Lots of music fans have become cynical about radio, and I can certainly see why. Commercial radio is at the mercy of ratings, and the dominant systems of measuring ratings typically favor stations that are programmed for familiarity, rather than quality. The idea is that the individual listener, including you, is the ultimate expert on what he or she likes. Research has shown that most people will turn away from a radio station that plays a song, even a good song, that is unfamiliar to them, because after all, they already know what they like, and if they don’t know a song, they must not like it. Not surprisingly, that kind of logic has produced an entire generation of utlra-careful, almost timid radio programmers who, by aiming for the casual listeners who frankly make up the majority, can’t help but bore the real, active music fans in the audience to death. In order to find quality new music, such fans are inevitably compelled to switch over to satellite radio or take refuge in their personal mp3 collections.
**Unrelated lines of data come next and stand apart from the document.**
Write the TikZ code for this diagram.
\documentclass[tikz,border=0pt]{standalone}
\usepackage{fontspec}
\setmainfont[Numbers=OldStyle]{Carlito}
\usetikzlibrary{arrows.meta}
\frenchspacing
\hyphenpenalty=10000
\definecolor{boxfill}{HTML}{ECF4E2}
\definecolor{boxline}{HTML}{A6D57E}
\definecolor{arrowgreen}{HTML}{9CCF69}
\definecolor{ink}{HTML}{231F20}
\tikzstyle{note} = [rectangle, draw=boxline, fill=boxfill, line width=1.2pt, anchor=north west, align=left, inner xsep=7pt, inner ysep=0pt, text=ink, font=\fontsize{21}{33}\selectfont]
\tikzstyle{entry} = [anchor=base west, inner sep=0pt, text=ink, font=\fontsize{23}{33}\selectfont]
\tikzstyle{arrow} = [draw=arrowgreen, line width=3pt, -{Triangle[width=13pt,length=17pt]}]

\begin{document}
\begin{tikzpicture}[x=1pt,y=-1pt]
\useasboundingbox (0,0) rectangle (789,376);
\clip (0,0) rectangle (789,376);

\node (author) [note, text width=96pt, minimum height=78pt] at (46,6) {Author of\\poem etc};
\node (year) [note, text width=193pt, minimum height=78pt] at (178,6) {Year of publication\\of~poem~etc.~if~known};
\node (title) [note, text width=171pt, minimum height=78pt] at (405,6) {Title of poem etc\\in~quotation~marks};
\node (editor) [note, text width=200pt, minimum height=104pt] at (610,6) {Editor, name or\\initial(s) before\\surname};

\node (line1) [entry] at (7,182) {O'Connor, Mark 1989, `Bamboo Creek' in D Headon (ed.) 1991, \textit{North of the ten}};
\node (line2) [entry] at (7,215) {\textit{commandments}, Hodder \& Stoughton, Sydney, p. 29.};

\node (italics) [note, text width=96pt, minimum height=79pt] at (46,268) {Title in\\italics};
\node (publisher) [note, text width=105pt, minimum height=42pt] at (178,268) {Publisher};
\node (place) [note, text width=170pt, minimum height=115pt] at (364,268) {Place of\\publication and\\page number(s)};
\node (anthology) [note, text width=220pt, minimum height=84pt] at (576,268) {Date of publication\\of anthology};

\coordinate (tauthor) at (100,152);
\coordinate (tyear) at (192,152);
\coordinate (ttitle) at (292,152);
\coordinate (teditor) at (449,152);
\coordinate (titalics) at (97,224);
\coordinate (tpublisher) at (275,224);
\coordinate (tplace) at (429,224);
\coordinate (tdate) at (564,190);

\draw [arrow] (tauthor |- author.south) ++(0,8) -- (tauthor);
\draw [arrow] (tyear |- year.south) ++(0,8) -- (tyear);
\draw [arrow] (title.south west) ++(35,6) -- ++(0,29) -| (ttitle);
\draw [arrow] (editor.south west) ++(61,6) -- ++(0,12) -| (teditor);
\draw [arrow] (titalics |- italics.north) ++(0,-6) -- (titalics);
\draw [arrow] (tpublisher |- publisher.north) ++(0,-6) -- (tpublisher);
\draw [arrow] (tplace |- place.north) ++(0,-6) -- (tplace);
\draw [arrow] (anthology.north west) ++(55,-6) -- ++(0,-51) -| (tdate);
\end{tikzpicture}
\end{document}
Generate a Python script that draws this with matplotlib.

In a music-centric town like Austin, this seems to me a tragedy, and is a big part of what motivates me in putting together The Roadhouse. The evening slot on a country station in a town like Austin, it turns out, is the perfect refuge for more adventurous programming, aimed at quality and local importance. I refuse to play a song, even a popular song, if it’s not good. I frequently hear comments like “your show sounds like my iPod,” or, “this sounds like satellite radio.” I take both of those as compliments, but would add that The Roadhouse has one thing that neither satellite nor iTunes can provide, and that is a connection to the wonderful local scene of Central Texas. This place is special, and all of us who live here are blessed. The roar of the crowds at our Wednesday night shows at Hill’s Café, the paradise of Whitewater and Gruene, the fun and faith in the future I get from talking with students and music fans from UT and Texas State — all of that gives me faith that there is value in programming radio for quality in Central Texas. I am so proud to be a small part of the magic of this scene, and I thank you for bringing it to glorious life.
My goal with Roadhouse is to pour our proud homeland’s musical soul straight into your cup every night, and brothers and sisters, it runneth over. If you’ve forsaken radio, the door to the Roadhouse is wide open, and I’d love to have you back. I promise you that I’ll do my damnedest to make you stay.